Under further questioning about keeping government hiring in check, Mills pointed out that "attrition took 1,200 people out of government." He said at that rate "we couldn't keep going and maintain services."
"Watch us," he said, indicating the government was being very selective in its hiring practices.
When asked about President Bush's tax credits, Willis said they were "a political tool to make the president look good," or according to Bush, to stimulate the economy. Willis said between the timely tax refunds and the recently promulgated step increases, the V.I. economy was sufficiently stimulated. Citing the overtime being worked by his staff to get the refunds out, he said if he'd had to deal with the credits, the staff, which was already working overtime, would have been working "11 hours a day."
Willis said the credits will be rolled in with 2001 tax returns, although he didn't say specifically how. However, in the past, he has said, "We are going to pay it next year." Some interpreted that to mean the credits would either be deducted from 2001 tax liabilities or added to 2001 tax refunds.
Both Mills and Simmonds pointed to initiatives derived from the Five Year Operating and Strategic Financial Plan as being part of the solution. Simmonds said 60 initiatives have been or are being implemented.
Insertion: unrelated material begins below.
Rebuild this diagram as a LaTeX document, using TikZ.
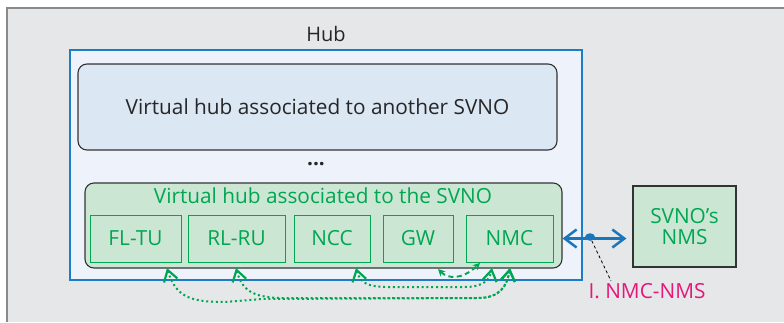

The suggested Tourism Authority isn't one of them, Simmonds said in response to a question from the St. Croix Chamber of Commerce president, Carmelo Rivera.
"The governor would prefer a tourism council," Simmonds said.
Rivera also asked what the government was doing to stem the tide of rampant public corruption and fraud. Simmonds said that due to the efforts of the Fraud and Corruption Task Force, "You should be seeing prosecutions shortly."
But Rivera said he was more concerned about fraud prevention.
The league's general membership meeting was teleconferenced between the St. Thomas and St. Croix campuses of the University of the Virgin Islands. About three dozen people attended.